Most people who think they sell their house for a modest profit are wrong.

gowld|5 years ago

This is only true in places where investment capital has taken over the market, not in places where individuals are scraping together funds to buy in an economically growing neighborhood.

majormajor|5 years ago

Real estate is the highest-leverage purchase most people can make, so even if you're living in it and plan to sell in the near-ish future, a 5% appreciation will yield you more net cash than a 5% appreciation on the same amount of down payment put into a "regular" investment. The obviously-oversimplified example is something like: put 20K down, buy a 100K place. Sell for 105K, your 20K is now 25K, assuming your mortgage payments were the same as what you would've paid for rent otherwise.

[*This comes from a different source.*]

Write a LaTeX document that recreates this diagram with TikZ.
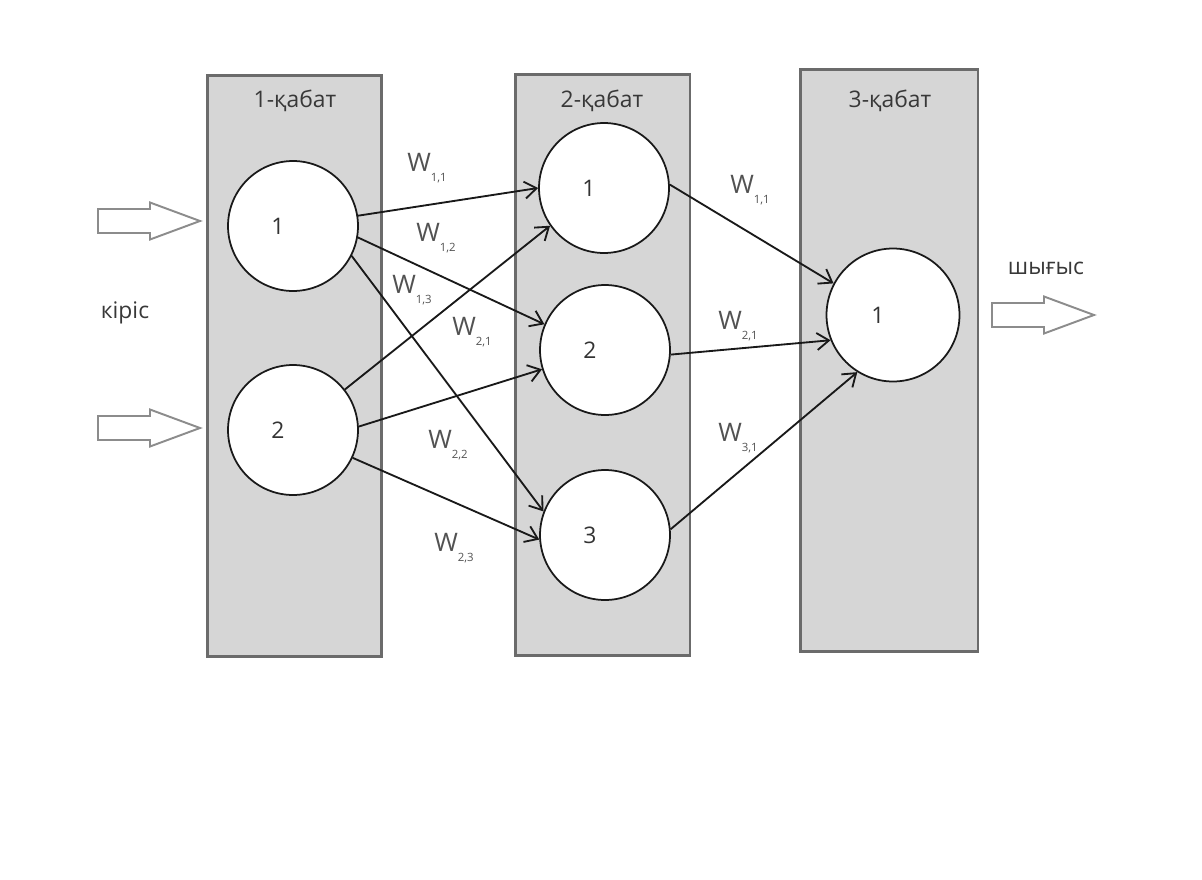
\documentclass[tikz,border=0pt]{standalone}
\usepackage{fontspec}
\setmainfont{Open Sans}
\usetikzlibrary{arrows.meta}
\newcommand{\wlab}[1]{W\raisebox{-0.7ex}{\fontsize{6.5}{7}\selectfont #1}}

\begin{document}
\begin{tikzpicture}[
    x=0.02cm, y=-0.02cm,
    layer/.style={rectangle, draw=black!58, line width=1.7pt, fill=black!16, minimum width=3.5cm, minimum height=11.64cm},
    neuron/.style={circle, draw=black!90, line width=1pt, fill=white, minimum size=2.6cm},
    numlab/.style={xshift=-0.3cm, font=\fontsize{13}{15}\selectfont, text=black!80},
    title/.style={font=\fontsize{13}{15}\selectfont, text=black!78},
    wlabel/.style={font=\fontsize{14.5}{16}\selectfont, text=black!68},
    arrow/.style={-{Straight Barb[length=2.4mm, width=3.4mm]}, line width=1.05pt, draw=black!90},
    bigarrow/.pic={\draw[draw=black!45, line width=1.1pt, fill=white]
        (0,-12) -- (52,-12) -- (52,-18.5) -- (102,0) -- (52,18.5) -- (52,12) -- (0,12) -- cycle;}
]
    \useasboundingbox (0,0) rectangle (1202,879);

    % layers
    \node[layer] (lay1) at (294.5,366) {};
    \node[layer] (lay2) at (602.5,365) {};
    \node[layer, minimum width=3.56cm, minimum height=11.66cm] (lay3) at (889,360.5) {};
    \node[title] (t1) at (295,101) {1-қабат};
    \node[title] (t2) at (602,101) {2-қабат};
    \node[title] (t3) at (890,101) {3-қабат};

    % neurons
    \node[neuron, label={[numlab]center:1}] (i1) at (293,226) {};
    \node[neuron, label={[numlab]center:2}] (i2) at (293,430) {};
    \node[neuron, label={[numlab]center:1}] (h1) at (604,188) {};
    \node[neuron, label={[numlab]center:2}] (h2) at (605,350) {};
    \node[neuron, label={[numlab]center:3}] (h3) at (605,535) {};
    \node[neuron, minimum size=2.66cm, label={[numlab]center:1}] (o1) at (893,315) {};

    % inputs and output
    \pic at (98,221) {bigarrow};
    \pic at (98,428) {bigarrow};
    \pic at (992,315) {bigarrow};
    \node[title] (inp) at (125,313) {кіріс};
    \node[title] (out) at (1046,268) {шығыс};

    % weights 1 -> 2
    \draw[arrow] (i1.9) -- (h1.180);
    \draw[arrow] (i1.-10) -- (h2.157);
    \draw[arrow] (i1.-27) -- (h3.159);
    \draw[arrow] (i2.38) -- (h1.-145);
    \draw[arrow] (i2.3) -- (h2.197);
    \draw[arrow] (i2.-25) -- (h3.184);
    \node[wlabel] (w11) at (427,168) {\wlab{1,1}};
    \node[wlabel] (w12) at (436,238) {\wlab{1,2}};
    \node[wlabel] (w13) at (412,290) {\wlab{1,3}};
    \node[wlabel] (w21) at (472,332) {\wlab{2,1}};
    \node[wlabel] (w22) at (448,445) {\wlab{2,2}};
    \node[wlabel] (w23) at (454,548) {\wlab{2,3}};

    % weights 2 -> 3
    \draw[arrow] (h1.3) -- (o1.152);
    \draw[arrow] (h2.-4) -- (o1.202);
    \draw[arrow] (h3.5) -- (o1.238);
    \node[wlabel] (v11) at (750,190) {\wlab{1,1}};
    \node[wlabel] (v21) at (738,326) {\wlab{2,1}};
    \node[wlabel] (v31) at (738,438) {\wlab{3,1}};
\end{tikzpicture}
\end{document}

Which is a 25% return on your 20K, even on just 5% appreciation.

rrdharan|5 years ago

Except transaction costs are a thing (e.g. the closing costs for the purchase, and the commissions on the sale), and often eat up a lot of the gains.

smabie|5 years ago

You could just keep it and sell it in the future without renting it out. Or you could flip it I guess.

mifreewil|5 years ago

I call this speculation. In most real estate markets, a normal house is a depreciating asset that requires upkeep, maintenance, property taxes, and other liabilities.